Are you a people pleaser?  

I know I am.  But I’m working on it. 

And you know what?  I think this whole topic of being one gets a bad wrap.  We beat ourselves up for trying to shape-shift and accommodate, yet oftentimes, we never really had the chance to choose something different.  

It’s rewarded culturally, relationally, and emotionally as the pay off is so  BIG.  We get to be liked.  That’s a huge hit of dopamine to the system right there.  

So why wouldn’t you be one? 

Being a people pleaser is a learned skill, really.  It can be baked into our personality type as well, so the skill forms unconsciously by learning what behaviors are praised by others around us growing up.  

Some personality types have more of this tendency than others.  For example, 2’s, 3’s, and 4’s are close to, if not at, the top as the heart types tend to be the most image conscious on the Enneagram.  They depend on the opinion of others to give them information about how to be in the world.  So they have to work a bit harder in order to balance out this tendency.  

I believe any personality type can struggle with pleasing people to some degree, though.  Beyond a type, we are humans and humans are in the big business of survival.  I like how Lynda Roberts explains the ego.  She says, “The ego is our survival strategy for planet earth.”  Simply put, our ego helps us survive in a scary world.  

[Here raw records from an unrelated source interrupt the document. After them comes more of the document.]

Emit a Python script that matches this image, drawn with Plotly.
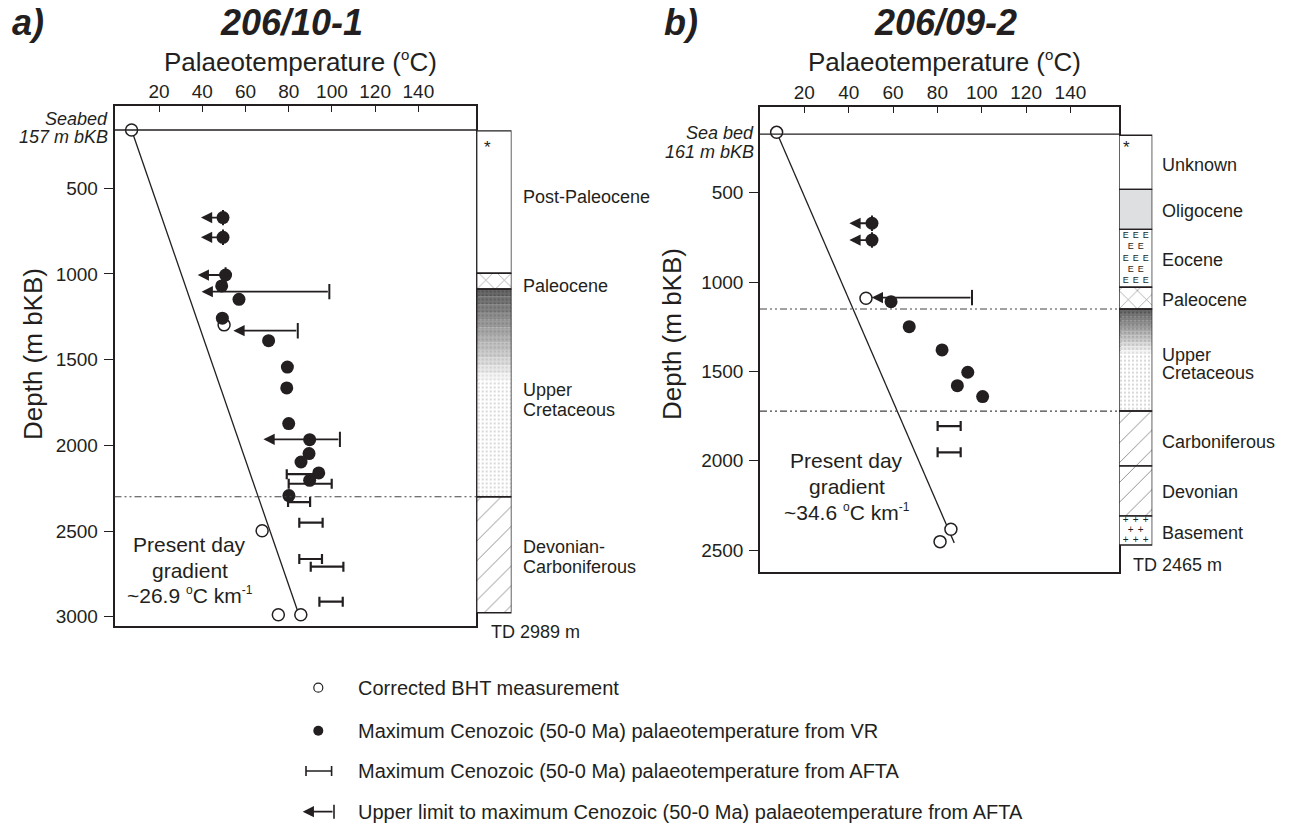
import plotly.graph_objects as go

W, H = 1291, 830
FONT = "Arial, 'Liberation Sans', sans-serif"
INK = "#231f20"

# ---------------- Panel a : 206/10-1 ----------------
a_vr_T = [49.6, 49.6, 50.8, 49.0, 57.0, 49.3, 70.7, 79.4, 79.1, 80.0, 89.7, 89.4, 85.7, 93.9, 89.7, 80.1]
a_vr_D = [671, 786, 1006, 1070, 1148, 1258, 1389, 1543, 1665, 1873, 1967, 2048, 2097, 2161, 2204, 2293]
a_bht_T = [7.3, 50.1, 67.7, 75.2, 85.6]
a_bht_D = [160, 1297, 2498, 2988, 2988]
a_afta_D = [2168, 2224, 2331, 2451, 2663, 2708, 2912]
a_afta_lo = [79.1, 80.0, 79.7, 84.9, 84.9, 90.2, 94.2]
a_afta_hi = [92.0, 99.9, 89.9, 95.7, 95.4, 105.3, 105.0]
a_lim_D = [671, 786, 1006, 1103, 1331, 1965]
a_lim_lo = [39.4, 39.4, 37.9, 39.7, 54.4, 68.3]
a_lim_hi = [49.6, 49.6, 50.8, 98.8, 84.2, 103.7]
a_grad_T = [7.3, 84.5]
a_grad_D = [160, 2980]
a_seabed_D = 160
a_boundary_D = [2300]
a_units = ["Post-Paleocene", "Paleocene", "Upper Cretaceous", "Devonian-Carboniferous"]
a_tops = [165, 996, 1088, 2300]
a_bases = [996, 1088, 2300, 2977]

# ---------------- Panel b : 206/09-2 ----------------
b_vr_T = [50.5, 50.5, 59.1, 67.3, 82.1, 93.7, 89.0, 100.4]
b_vr_D = [671, 765, 1110, 1250, 1380, 1505, 1580, 1641]
b_bht_T = [7.5, 47.8, 86.1, 81.2]
b_bht_D = [162, 1091, 2384, 2453]
b_afta_D = [1806, 1953]
b_afta_lo = [80.1, 80.1]
b_afta_hi = [90.5, 90.5]
b_lim_D = [671, 765, 1087]
b_lim_lo = [40.3, 40.3, 50.4]
b_lim_hi = [50.5, 50.5, 95.6]
b_grad_T = [7.5, 87.6]
b_grad_D = [162, 2460]
b_seabed_D = 172
b_boundary_D = [1151, 1722]
b_units = ["Unknown", "Oligocene", "Eocene", "Paleocene", "Upper Cretaceous",
           "Carboniferous", "Devonian", "Basement"]
b_tops = [178, 481, 705, 1029, 1151, 1722, 2029, 2309]
b_bases = [481, 705, 1029, 1151, 1722, 2029, 2309, 2472]

temp_ticks = [20, 40, 60, 80, 100, 120, 140]
a_depth_ticks = [500, 1000, 1500, 2000, 2500, 3000]
b_depth_ticks = [500, 1000, 1500, 2000, 2500]


def px(x):
    return x / W


def py(y):
    return 1 - y / H


fig = go.Figure()


def add_panel(xa, ya, xc, vr_T, vr_D, bht_T, bht_D, afta_D, afta_lo, afta_hi,
              lim_D, lim_lo, lim_hi, grad_T, grad_D, units, tops, bases):
    # present-day gradient
    fig.add_trace(go.Scatter(x=grad_T, y=grad_D, mode="lines", xaxis=xa, yaxis=ya,
                             line=dict(color=INK, width=1.3), hoverinfo="skip"))
    # AFTA ranges
    mid = [(l + h) / 2 for l, h in zip(afta_lo, afta_hi)]
    half = [(h - l) / 2 for l, h in zip(afta_lo, afta_hi)]
    fig.add_trace(go.Scatter(x=mid, y=afta_D, mode="markers", xaxis=xa, yaxis=ya,
                             marker=dict(size=1, color="rgba(0,0,0,0)"),
                             error_x=dict(type="data", array=half, symmetric=True,
                                          color=INK, thickness=2.2, width=5)))
    # upper limits: cap at right end, arrow to left
    fig.add_trace(go.Scatter(x=lim_hi, y=lim_D, mode="markers", xaxis=xa, yaxis=ya,
                             marker=dict(symbol="line-ns", size=11,
                                         line=dict(color=INK, width=2))))
    for d, lo, hi in zip(lim_D, lim_lo, lim_hi):
        fig.add_annotation(x=lo, y=d, ax=hi, ay=d, xref=xa, yref=ya,
                           axref=xa, ayref=ya, text="", showarrow=True,
                           arrowhead=2, arrowsize=1.25, arrowwidth=1.8,
                           arrowcolor=INK)
    # BHT
    fig.add_trace(go.Scatter(x=bht_T, y=bht_D, mode="markers", xaxis=xa, yaxis=ya,
                             marker=dict(size=12, color="white",
                                         line=dict(color=INK, width=1.5))))
    # VR
    fig.add_trace(go.Scatter(x=vr_T, y=vr_D, mode="markers", xaxis=xa, yaxis=ya,
                             marker=dict(size=13, color=INK, line=dict(width=0))))

    # stratigraphic column
    def bar(top, base, color="white", pattern=None):
        fig.add_trace(go.Bar(x=[0], y=[base - top], base=[top], width=[1],
                             xaxis=xc, yaxis=ya,
                             marker=dict(color=color, line=dict(width=0),
                                         pattern=pattern or dict(shape="")),
                             hoverinfo="skip"))

    for name, top, base in zip(units, tops, bases):
        if name in ("Post-Paleocene", "Unknown"):
            bar(top, base)
        elif name == "Oligocene":
            bar(top, base, "#dedfe0")
        elif name == "Paleocene":
            bar(top, base, "white", dict(shape="x", size=13, solidity=0.1,
                                         fgcolor=INK, bgcolor="white"))
        elif name == "Upper Cretaceous":
            n = 12
            fade = 0.44 * (base - top)
            step = fade / n
            for i in range(n):
                g = int(105 + (245 - 105) * i / (n - 1))
                c = f"rgb({g},{g},{g})"
                fg = f"rgb({max(g-45,0)},{max(g-45,0)},{max(g-45,0)})"
                bar(top + i * step, top + (i + 1) * step + 1, c,
                    dict(shape=".", size=4, solidity=0.3, fgcolor=fg, bgcolor=c))
            bar(top + fade, base, "white",
                dict(shape=".", size=4, solidity=0.25, fgcolor="#b0b0b0", bgcolor="white"))
        elif name in ("Devonian-Carboniferous", "Carboniferous", "Devonian"):
            bar(top, base, "white", dict(shape="/", size=14, solidity=0.07,
                                         fgcolor=INK, bgcolor="white"))
        elif name == "Eocene":
            bar(top, base)
            rows = 5
            xs, ys = [], []
            for r in range(rows):
                yy = top + (r + 0.6) * (base - top) / (rows + 0.2)
                cols = [-0.3, 0.0, 0.3] if r % 2 == 0 else [-0.15, 0.15]
                for cx in cols:
                    xs.append(cx)
                    ys.append(yy)
            fig.add_trace(go.Scatter(x=xs, y=ys, mode="text", text=["E"] * len(xs),
                                     xaxis=xc, yaxis=ya,
                                     textfont=dict(size=9, color=INK, family=FONT)))
        elif name == "Basement":
            bar(top, base)
            xs, ys = [], []
            for r in range(3):
                yy = top + (r + 0.5) * (base - top) / 3
                cols = [-0.3, 0.0, 0.3] if r % 2 == 0 else [-0.15, 0.15]
                for cx in cols:
                    xs.append(cx)
                    ys.append(yy)
            fig.add_trace(go.Scatter(x=xs, y=ys, mode="text", text=["+"] * len(xs),
                                     xaxis=xc, yaxis=ya,
                                     textfont=dict(size=10, color=INK, family=FONT)))
    # outlines
    for top, base in zip(tops, bases):
        fig.add_trace(go.Bar(x=[0], y=[base - top], base=[top], width=[1],
                             xaxis=xc, yaxis=ya,
                             marker=dict(color="rgba(0,0,0,0)",
                                         line=dict(color=INK, width=1.4)),
                             hoverinfo="skip"))


add_panel("x", "y", "x2", a_vr_T, a_vr_D, a_bht_T, a_bht_D, a_afta_D, a_afta_lo,
          a_afta_hi, a_lim_D, a_lim_lo, a_lim_hi, a_grad_T, a_grad_D,
          a_units, a_tops, a_bases)
add_panel("x3", "y2", "x4", b_vr_T, b_vr_D, b_bht_T, b_bht_D, b_afta_D, b_afta_lo,
          b_afta_hi, b_lim_D, b_lim_lo, b_lim_hi, b_grad_T, b_grad_D,
          b_units, b_tops, b_bases)

# seabed and boundary lines
for xa, ya, sd, bds in (("x", "y", a_seabed_D, a_boundary_D),
                        ("x3", "y2", b_seabed_D, b_boundary_D)):
    fig.add_shape(type="line", xref=f"{xa} domain", yref=ya, x0=0, x1=1,
                  y0=sd, y1=sd, line=dict(color=INK, width=1.4))
    for bd in bds:
        fig.add_shape(type="line", xref=f"{xa} domain", yref=ya, x0=0, x1=1,
                      y0=bd, y1=bd,
                      line=dict(color="#444444", width=1.2,
                                dash="7px,3px,2px,3px,2px,3px"))

# ---------------- legend (pixel axis) ----------------
fig.add_trace(go.Scatter(x=[318.3], y=[687.7], mode="markers", xaxis="x5", yaxis="y3",
                         marker=dict(size=9, color="white", line=dict(color=INK, width=1.2))))
fig.add_trace(go.Scatter(x=[318.3], y=[730.7], mode="markers", xaxis="x5", yaxis="y3",
                         marker=dict(size=10, color=INK)))
fig.add_trace(go.Scatter(x=[318.8], y=[771], mode="markers", xaxis="x5", yaxis="y3",
                         marker=dict(size=1, color="rgba(0,0,0,0)"),
                         error_x=dict(type="data", array=[12.8], color=INK,
                                      thickness=1.6, width=5)))
fig.add_trace(go.Scatter(x=[334], y=[811.7], mode="markers", xaxis="x5", yaxis="y3",
                         marker=dict(symbol="line-ns", size=10, line=dict(color=INK, width=1.6))))
fig.add_annotation(x=302.7, y=811.7, ax=334, ay=811.7, xref="x5", yref="y3",
                   axref="x5", ayref="y3", text="", showarrow=True, arrowhead=2,
                   arrowsize=1.25, arrowwidth=1.8, arrowcolor=INK)

legend_texts = ["Corrected BHT measurement",
                "Maximum Cenozoic (50-0 Ma) palaeotemperature from VR",
                "Maximum Cenozoic (50-0 Ma) palaeotemperature from AFTA",
                "Upper limit to maximum Cenozoic (50-0 Ma) palaeotemperature from AFTA"]
legend_y = [687.7, 730.7, 771, 811.7]


def text(x, y, s, size, xanchor="center", angle=0):
    fig.add_annotation(x=px(x), y=py(y), xref="paper", yref="paper", text=s,
                       showarrow=False, xanchor=xanchor, yanchor="middle",
                       textangle=angle,
                       font=dict(family=FONT, size=size, color=INK))


for s, y in zip(legend_texts, legend_y):
    text(356, y, s, 20, "left")

DEG_BIG = "<sup><span style='font-size:15px'>o</span></sup>"
DEG_SMALL = "<sup><span style='font-size:12px'>o</span></sup>"

# titles
text(10, 23, "<b><i>a)</i></b>", 36, "left")
text(291.3, 23, "<b><i>206/10-1</i></b>", 36)
text(661.7, 23, "<b><i>b)</i></b>", 36, "left")
text(945.5, 23, "<b><i>206/09-2</i></b>", 36)
# axis titles
text(300.5, 61, f"Palaeotemperature ({DEG_BIG}C)", 26)
text(944, 61, f"Palaeotemperature ({DEG_BIG}C)", 26)
text(33, 354, "Depth (m bKB)", 26, angle=-90)
text(672, 334, "Depth (m bKB)", 26, angle=-90)
# seabed labels
text(110, 119, "<i>Seabed</i>", 18, "right")
text(110, 137, "<i>157 m bKB</i>", 18, "right")
text(756, 133, "<i>Sea bed</i>", 18, "right")
text(756, 152, "<i>161 m bKB</i>", 18, "right")
# gradient labels
text(190, 544, "Present day", 21)
text(190, 570, "gradient", 21)
text(190, 595, f"~26.9 {DEG_SMALL}C km<sup><span style='font-size:12px'>-1</span></sup>", 21)
text(846.7, 460, "Present day", 21)
text(846.7, 486.7, "gradient", 21)
text(846.7, 511.7, f"~34.6 {DEG_SMALL}C km<sup><span style='font-size:12px'>-1</span></sup>", 21)
# column labels
text(487, 148, "*", 17)
text(1126, 147, "*", 17)
for s, y in (("Post-Paleocene", 197.3), ("Paleocene", 285.7), ("Upper", 390),
             ("Cretaceous", 410), ("Devonian-", 546.7), ("Carboniferous", 566.7)):
    text(520.7, y, s, 18, "left")
text(489, 632, "TD 2989 m", 18, "left")
for s, y in (("Unknown", 165), ("Oligocene", 210.7), ("Eocene", 260), ("Paleocene", 300),
             ("Upper", 355), ("Cretaceous", 372.7), ("Carboniferous", 441.7),
             ("Devonian", 492.3), ("Basement", 533.3)):
    text(1160, y, s, 18, "left")
text(1130.7, 565, "TD 2465 m", 18, "left")

tickfont = dict(family=FONT, size=19, color=INK)
common_x = dict(side="top", ticks="inside", ticklen=7, tickwidth=1.3, tickcolor=INK,
                showline=True, linecolor=INK, linewidth=1.5, mirror=True,
                showgrid=False, zeroline=False, tickvals=temp_ticks,
                ticktext=[str(t) for t in temp_ticks], tickfont=tickfont,
                ticklabelstandoff=-2)
common_y = dict(ticks="outside", ticklen=9, tickwidth=1.3, tickcolor=INK,
                showline=True, linecolor=INK, linewidth=1.5, mirror=True,
                showgrid=False, zeroline=False, tickfont=tickfont,
                ticklabelstandoff=2)

fig.update_layout(
    width=W, height=H, margin=dict(l=0, r=0, t=0, b=0),
    paper_bgcolor="white", plot_bgcolor="rgba(0,0,0,0)",
    showlegend=False, barmode="overlay",
    xaxis=dict(domain=[px(114.5), px(476.3)], range=[-0.6, 166.8], anchor="y", **common_x),
    yaxis=dict(domain=[py(626), py(105.5)], range=[3054, 17], anchor="x",
               tickvals=a_depth_ticks, ticktext=[str(t) for t in a_depth_ticks], **common_y),
    xaxis2=dict(domain=[px(476.7), px(511.5)], range=[-0.5, 0.5], anchor="y",
                visible=False),
    xaxis3=dict(domain=[px(760), px(1119)], range=[0, 161.9], anchor="y2", **common_x),
    yaxis2=dict(domain=[py(572.3), py(106.7)], range=[2624.7, 18.5], anchor="x3",
                tickvals=b_depth_ticks, ticktext=[str(t) for t in b_depth_ticks], **common_y),
    xaxis4=dict(domain=[px(1119), px(1152.3)], range=[-0.5, 0.5], anchor="y2",
                visible=False),
    xaxis5=dict(domain=[0, 1], range=[0, W], anchor="y3", visible=False),
    yaxis3=dict(domain=[0, 1], range=[H, 0], anchor="x5", visible=False),
)

fig.write_html("out.html")
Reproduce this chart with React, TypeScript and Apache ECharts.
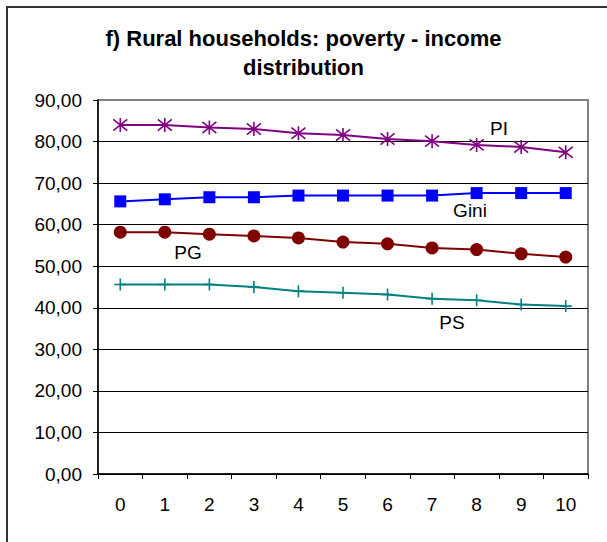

If something has worked for you for a long time, it’s tough to suddenly shift gears.  That positive feedback becomes so ingrained, it’s almost undetectable.  

So what do we do?

I love what an old therapist of mine used to say,  “People pleasing is really just lying.”

Ouch!

I’d never really thought of it that way before, but it makes sense.   After reading Martha Beck’s latest book, The Way of Integrity, (which I HIGHLY recommend), I became so aware of how unhappy we are in life when we are not in integrity with our truth.  Essentially, when we aren’t telling the truth, we suffer.  

So, as I’ve started to become aware of my own subtle tendency to people-please, I now see it as not telling the truth, and as a result, damaging my life and the person I’m lying to in the name of being sweet.  

I’ve become more comfortable with saying “no” as a complete sentence as well as using responses such as, “I don’t know,” and “Let me think about  that,” or “That doesn’t feel true for me.”  

If you’re a people pleaser, I challenge you to adopt these small movements, because over time, I believe they get us closer to where we ultimately want to be…home to the truth of who we are.